Nearly half of Japanese respondents said they were in sexless marriages in a recent survey, the highest rate since the Japan Family Planning Association began taking polls on the subject in 2004.
"The opinion survey on the livelihoods and awareness of men and women" was conducted between October and November 2016. The association handed out survey slips to 3,000 people aged between 16 and 49, and 46.8 percent of them were collected. The opinion poll has been conducted every two years since 2002, which started including questions on people's sex lives in 2004.
The association defines a sexless marriage as a marital union without sexual activity for a month or longer and when such a situation is expected to continue for a long period. In the latest survey released on Feb. 10, 47.2 percent of those who are married said they were in sexless marriages, up 2.6 points from the previous survey.

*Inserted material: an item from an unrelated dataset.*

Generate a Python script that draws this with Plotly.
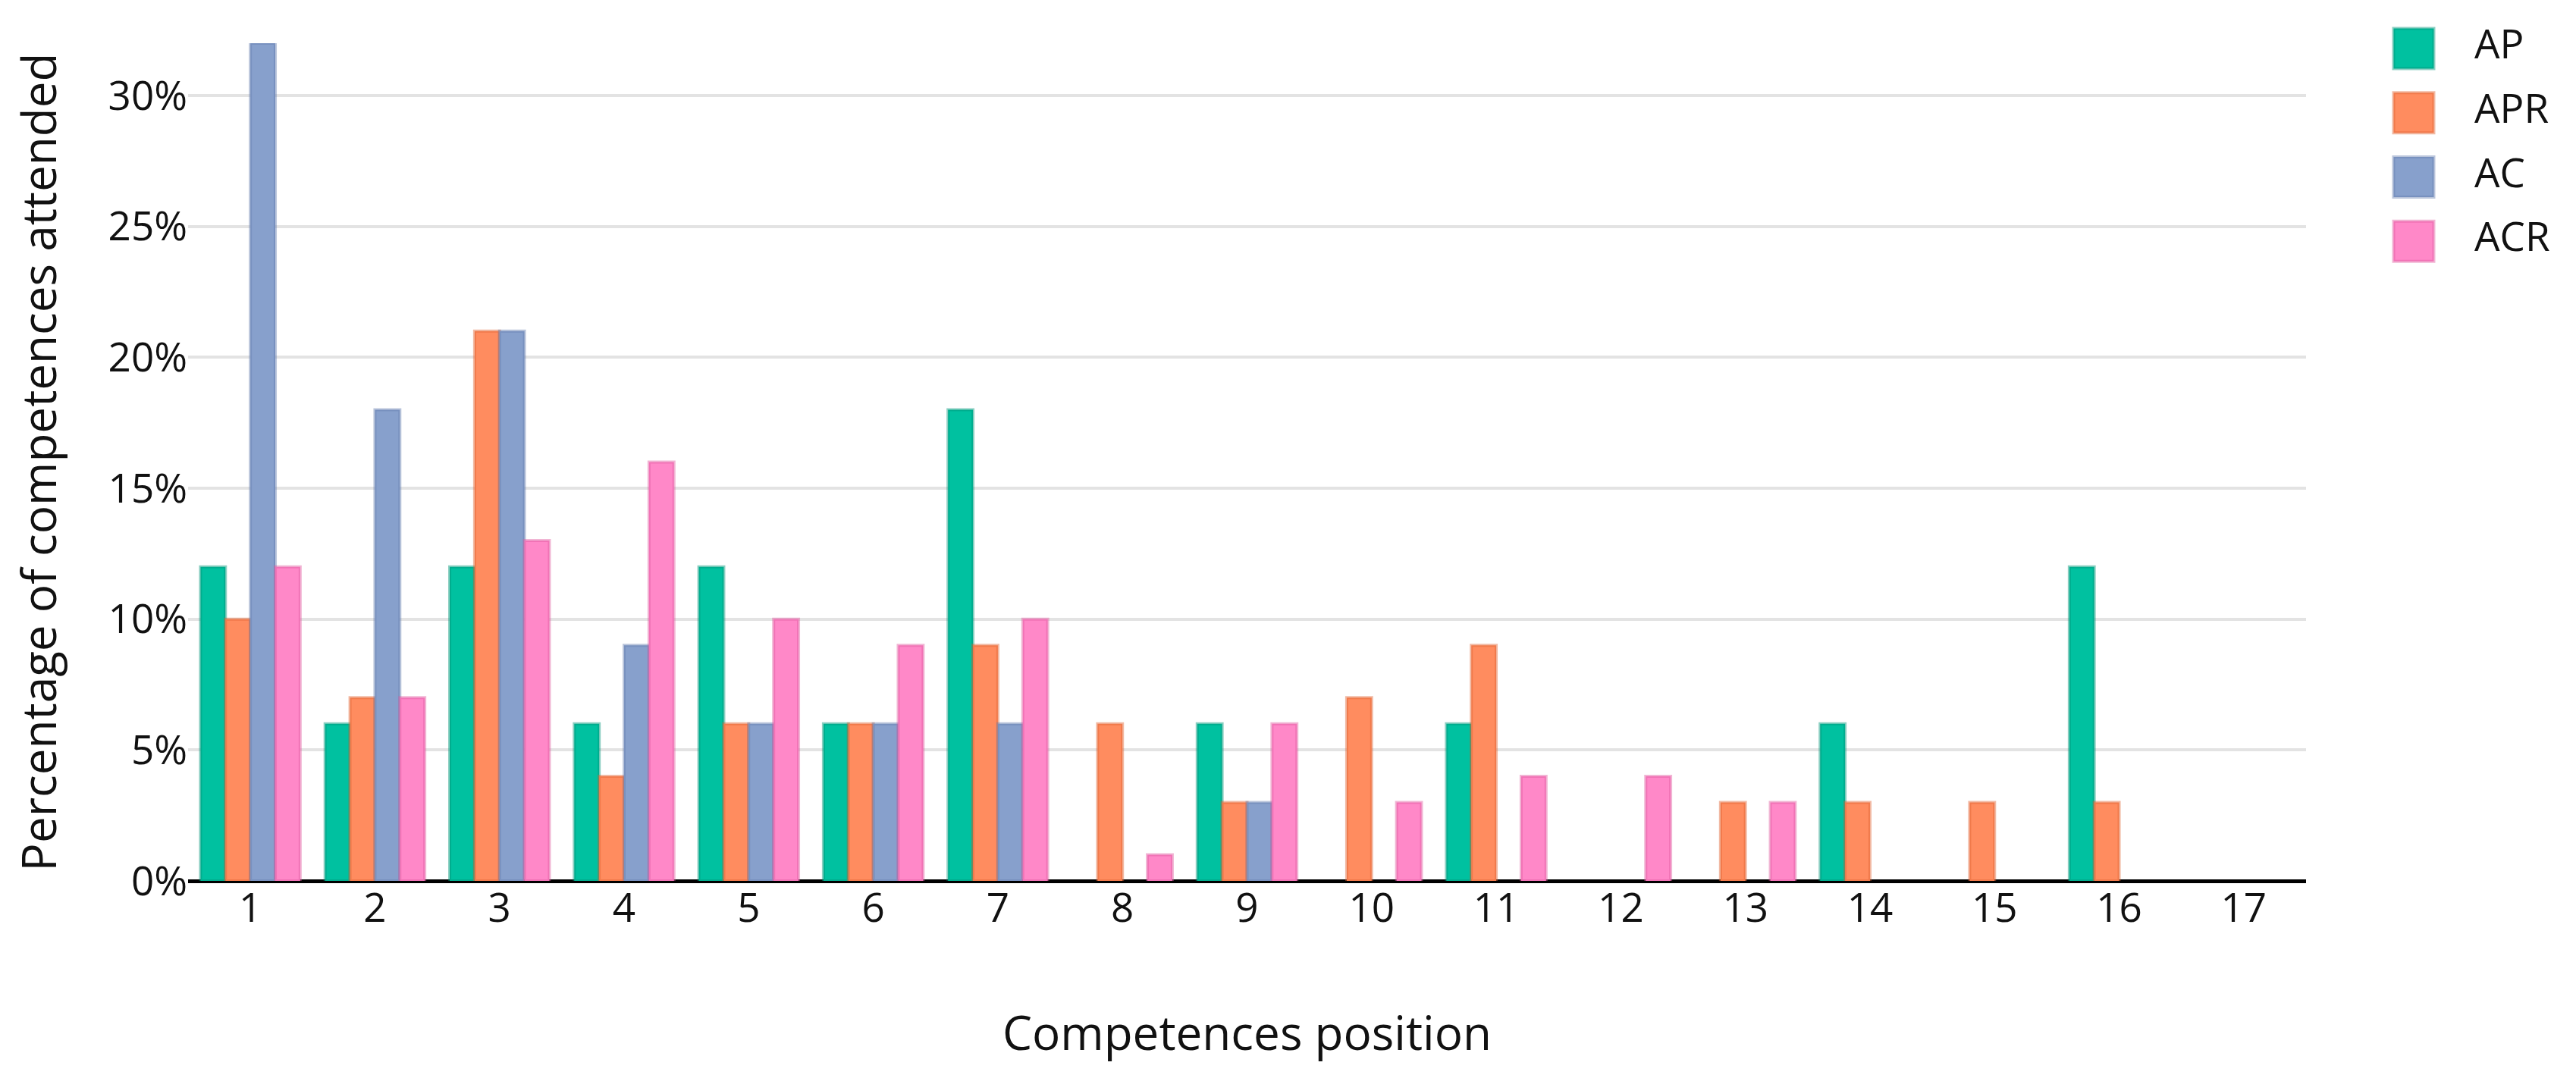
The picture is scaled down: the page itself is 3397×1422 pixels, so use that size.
import plotly.graph_objects as go

# ---- data ----
positions = [str(i) for i in range(1, 18)]
series_names = ["AP", "APR", "AC", "ACR"]
AP = [12, 6, 12, 6, 12, 6, 18, 0, 6, 0, 6, 0, 0, 6, 0, 12, 0]
APR = [10, 7, 21, 4, 6, 6, 9, 6, 3, 7, 9, 0, 3, 3, 3, 3, 0]
AC = [32, 18, 21, 9, 6, 6, 6, 0, 3, 0, 0, 0, 0, 0, 0, 0, 0]
ACR = [12, 7, 13, 16, 10, 9, 10, 1, 6, 3, 4, 4, 3, 0, 0, 0, 0]
y_tick_values = [0, 5, 10, 15, 20, 25, 30]
y_tick_labels = ["0%", "5%", "10%", "15%", "20%", "25%", "30%"]

series_values = [AP, APR, AC, ACR]
fill_colors = ["rgb(0,193,160)", "rgb(255,140,95)", "rgb(135,160,204)", "rgb(255,136,200)"]
edge_colors = ["rgba(0,148,120,0.45)", "rgba(225,100,50,0.45)",
               "rgba(102,127,175,0.45)", "rgba(225,90,160,0.45)"]

W, H = 3397, 1422
FONT = "Open Sans, Verdana, Arial, sans-serif"
TXT = "#111111"

fig = go.Figure()

for name, vals, fc, ec in zip(series_names, series_values, fill_colors, edge_colors):
    fig.add_trace(go.Bar(
        x=positions,
        y=[v if v else None for v in vals],
        name=name,
        marker=dict(color=fc, line=dict(color=ec, width=4)),
        showlegend=False,
        xaxis="x", yaxis="y",
    ))

# custom legend drawn in its own hidden axes (large squares like the reference)
idx = list(range(len(series_names)))
fig.add_trace(go.Scatter(
    x=[0] * len(series_names), y=idx, mode="markers",
    marker=dict(symbol="square", size=53, color=fill_colors,
                line=dict(color=edge_colors, width=4)),
    showlegend=False, hoverinfo="skip", xaxis="x2", yaxis="y2",
))
fig.add_trace(go.Scatter(
    x=[1] * len(series_names), y=idx, mode="text", text=series_names,
    textposition="middle right",
    textfont=dict(family=FONT, size=53, color=TXT),
    showlegend=False, hoverinfo="skip", xaxis="x2", yaxis="y2",
))

fig.update_layout(
    width=W, height=H,
    margin=dict(l=240, r=0, t=0, b=268, pad=0),
    paper_bgcolor="white", plot_bgcolor="white",
    font=dict(family=FONT, size=53, color=TXT),
    barmode="group", bargap=0.2, bargroupgap=0,
    xaxis=dict(
        type="category", domain=[0, 2793 / 3157],
        showgrid=False, showline=False, ticks="",
        tickfont=dict(size=53, color=TXT),
        title=dict(text="Competences position", font=dict(size=62, color=TXT), standoff=110),
        automargin=False,
    ),
    yaxis=dict(
        domain=[0, 1105 / 1154], range=[0, 32],
        tickvals=y_tick_values, ticktext=y_tick_labels,
        showgrid=True, gridcolor="#e3e3e3", gridwidth=4,
        zeroline=True, zerolinecolor="black", zerolinewidth=5,
        showline=False, ticks="",
        tickfont=dict(size=53, color=TXT),
        title=dict(text="Percentage of competences attended", font=dict(size=62, color=TXT), standoff=48),
        automargin=False,
    ),
    xaxis2=dict(domain=[(3100 - 240) / 3157, 1], range=[-0.9375, 2.775],
                visible=False, anchor="y2", fixedrange=True),
    yaxis2=dict(domain=[1 - 352.5 / 1154, 1 - 13.7 / 1154], range=[3.5, -0.5],
                visible=False, anchor="x2", fixedrange=True),
)

fig.write_html("out.html")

The number one reason among married men for not wanting to have sex was that they are "tired after work" at 35.2 percent, followed by 12.8 percent who said that they see their spouse "as an immediate family member."
Meanwhile, among women who are in sexless marriages, 22.3 percent said they found sex "too much work" and 20.1 percent told the survey they could not proactively engage in sexual activity "after having children but with no particular reason."
Doctor Kunio Kitamura, who serves as the chairman of the association, said, "This is the first time over 30 percent of men answered that they were too tired from work (to have sex). Apart from improving work hours, there is also a need to review how people work."